Japanese yen’s status as a global safe-haven was bolstered Friday, pushing the USD/JPY to nearly one-year lows following another rout in the Chinese equities market.
USD/JPY plunged 1.1% to 116.84, putting the pair on track for its lowest close since January 2015. The USD/JPY has settled below the 100 and 200 simple moving averages, indicating further downside may be in store. Initial support is likely to be found at 116.68, the low from January 11. On the upside, the initial resistance test is at the 118.32 technical level.
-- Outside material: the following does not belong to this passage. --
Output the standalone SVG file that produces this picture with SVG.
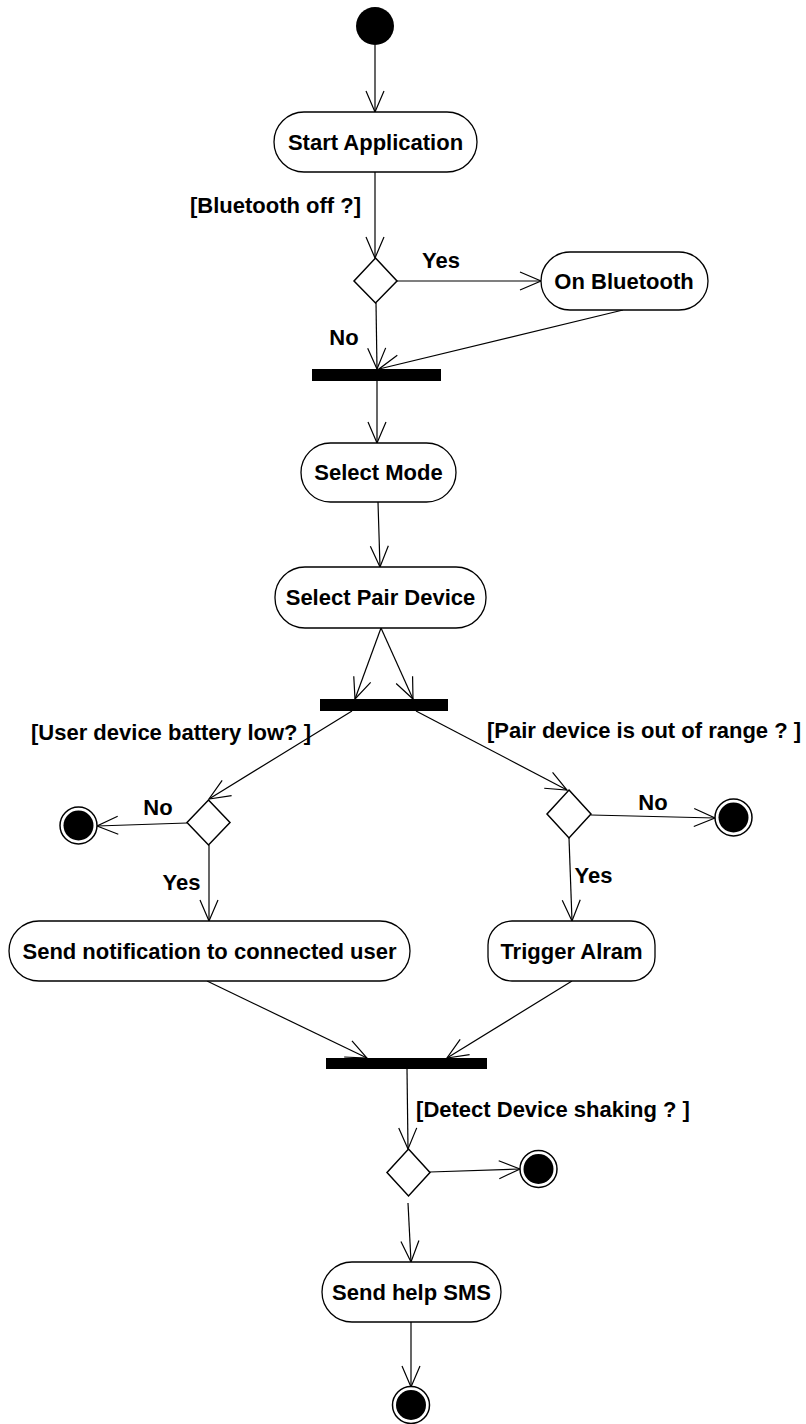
<svg xmlns="http://www.w3.org/2000/svg" width="806" height="1424" viewBox="0 0 806 1424">
  <style>
    .act { fill: #ffffff; stroke: #000000; stroke-width: 1.3; }
    .dec { fill: #ffffff; stroke: #000000; stroke-width: 1.5; }
    .bar { fill: #000000; }
    .txt { font-family: "Liberation Sans", Arial, sans-serif; font-weight: bold; font-size: 22px; fill: #000000; text-anchor: middle; }
    .edge { fill: none; stroke: #000000; stroke-width: 1.2; marker-end: url(#arr); }
    .plain { fill: none; stroke: #000000; stroke-width: 1.2; }
    .fring { fill: #ffffff; stroke: #000000; stroke-width: 1.5; }
  </style>
  <defs>
    <marker id="arr" viewBox="-23 -11 25 22" refX="0" refY="0" markerWidth="25" markerHeight="22" markerUnits="userSpaceOnUse" orient="auto">
      <path d="M-21,-9 L0,0 L-21,9" fill="none" stroke="#000000" stroke-width="1.2"/>
    </marker>
  </defs>
  <rect x="0" y="0" width="806" height="1424" fill="#ffffff"/>

  <g id="connectors">
    <path class="edge" d="M375,45 L375,112"/>
    <path class="edge" d="M375,172 L375,258"/>
    <path class="edge" d="M397,281 L541,281"/>
    <path class="edge" d="M376,303 L377,369"/>
    <path class="edge" d="M623,310 L379,369"/>
    <path class="edge" d="M377,381 L377,443"/>
    <path class="edge" d="M378,502 L380,567"/>
    <path class="edge" d="M381,628 L355,699"/>
    <path class="edge" d="M381,628 L413,699"/>
    <path class="edge" d="M352,711 L209,799"/>
    <path class="edge" d="M416,711 L567,790"/>
    <path class="edge" d="M187,823 L97,826"/>
    <path class="edge" d="M209,845 L209,921"/>
    <path class="edge" d="M591,815 L715,818"/>
    <path class="edge" d="M569,838 L572,921"/>
    <path class="edge" d="M207,981 L367,1058"/>
    <path class="edge" d="M572,981 L447,1058"/>
    <path class="edge" d="M407,1069 L408,1149"/>
    <path class="edge" d="M430,1172 L520,1169"/>
    <path class="edge" d="M408,1203 L411,1262"/>
    <path class="edge" d="M411,1322 L411,1387"/>
  </g>

  <g id="start">
    <circle cx="375" cy="26" r="19" fill="#000000"/>
  </g>

  <g id="start-application">
    <rect class="act" x="274" y="112" width="203" height="60" rx="30" ry="30"/>
    <text class="txt" x="375.5" y="150">Start Application</text>
  </g>

  <g id="label-bluetooth-off">
    <text class="txt" x="275.5" y="213">[Bluetooth off ?]</text>
  </g>

  <g id="decision-bluetooth">
    <polygon class="dec" points="375.5,258 397,281 375.5,303 354,281"/>
  </g>

  <g id="label-yes-1"><text class="txt" x="441" y="268">Yes</text></g>
  <g id="label-no-1"><text class="txt" x="344" y="345">No</text></g>

  <g id="on-bluetooth">
    <rect class="act" x="541" y="252" width="167" height="58" rx="29" ry="29"/>
    <text class="txt" x="624" y="289">On Bluetooth</text>
  </g>

  <g id="join-1">
    <rect class="bar" x="312" y="369" width="129" height="12"/>
  </g>

  <g id="select-mode">
    <rect class="act" x="301" y="443" width="155" height="59" rx="29.5" ry="29.5"/>
    <text class="txt" x="378.5" y="480">Select Mode</text>
  </g>

  <g id="select-pair-device">
    <rect class="act" x="275" y="567" width="211" height="61" rx="30" ry="30"/>
    <text class="txt" x="380.5" y="605">Select Pair Device</text>
  </g>

  <g id="fork-2">
    <rect class="bar" x="320" y="699" width="128" height="12"/>
  </g>

  <g id="label-battery-low"><text class="txt" x="171" y="740">[User device battery low? ]</text></g>
  <g id="label-out-of-range"><text class="txt" x="644" y="738">[Pair device is out of range ? ]</text></g>

  <g id="decision-battery">
    <polygon class="dec" points="208.5,800 230,822.5 208.5,845 187,822.5"/>
  </g>
  <g id="label-no-left"><text class="txt" x="158" y="815">No</text></g>
  <g id="label-yes-left"><text class="txt" x="181.5" y="890">Yes</text></g>

  <g id="final-left">
    <circle class="fring" cx="78.5" cy="825.5" r="18.5"/>
    <circle cx="78.5" cy="825.5" r="15" fill="#000000"/>
  </g>

  <g id="decision-range">
    <polygon class="dec" points="569,790 591,814 569,838 547,814"/>
  </g>
  <g id="label-no-right"><text class="txt" x="653" y="810">No</text></g>
  <g id="label-yes-right"><text class="txt" x="593.5" y="883">Yes</text></g>

  <g id="final-right">
    <circle class="fring" cx="733.5" cy="817.5" r="18.5"/>
    <circle cx="733.5" cy="817.5" r="15" fill="#000000"/>
  </g>

  <g id="send-notification">
    <rect class="act" x="9" y="921" width="401" height="60" rx="30" ry="30"/>
    <text class="txt" x="209.5" y="959">Send notification to connected user</text>
  </g>

  <g id="trigger-alarm">
    <rect class="act" x="488" y="921" width="167" height="60" rx="24" ry="24"/>
    <text class="txt" x="571.5" y="959">Trigger Alram</text>
  </g>

  <g id="join-3">
    <rect class="bar" x="326" y="1058" width="161" height="11"/>
  </g>

  <g id="label-shaking"><text class="txt" x="553" y="1117">[Detect Device shaking ? ]</text></g>

  <g id="decision-shaking">
    <polygon class="dec" points="408.5,1149 430,1172.5 408.5,1196 387,1172.5"/>
  </g>

  <g id="final-shaking">
    <circle class="fring" cx="538.5" cy="1169" r="18.5"/>
    <circle cx="538.5" cy="1169" r="15" fill="#000000"/>
  </g>

  <g id="send-help-sms">
    <rect class="act" x="322" y="1262" width="179" height="60" rx="30" ry="30"/>
    <text class="txt" x="411.5" y="1300">Send help SMS</text>
  </g>

  <g id="final-bottom">
    <circle class="fring" cx="411" cy="1405" r="18.5"/>
    <circle cx="411" cy="1405" r="15" fill="#000000"/>
  </g>
</svg>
The USD/JPY has plunged 4.6% since December 18 amid sharp fluctuations in the US dollar and renewed volatility in global equities. Most of the pair’s losses over the past month have occurred in the last two weeks in response to plunging Asian stocks. As a funding currency that is also seen as a global haven against risk, the Japanese yen is typically more attractive during periods of economic and financial tumult.
Volatility returned to the global financial markets on Friday, with China’s benchmark Shanghai Composite Index closing at its lowest level since December 2014. The Shanghai Composite closed down 3.6% at 2,900.97. With the loss, the Shanghai Index is down a staggering 18% since the start of January, putting the pressure back on the People’s Bank of China to nurture the market back to health.
Japanese stocks continued to slide on Friday, with the Nikkei 225 Index falling 0.5%. That marked the Nikkei’s eighth decline this year, a vicious streak that has shaved nearly 10% off the major index.
American stock futures plunged in pre-market activity, with the Dow Jones trading nearly 400 points lower. Investors on Wall Street are likely to be weary of disappointing retail sales figures out of Washington on Friday that showed a decline in consumer spending during the holidays.
US retail sales fell 0.1% in December following a rise of 0.4% the previous month. Excluding automobiles, retail sales were still down 0.1%.
Separately, industrial production figures fell for a third consecutive month in December, a sign the country’s manufacturing recession was worsening amid warmer than usual weather. Industrial production fell 0.4% in December following a 0.6% drop the previous month. The industrial sector’s capacity utilization rate also fell to 76.5% in December from 76.8% the month before.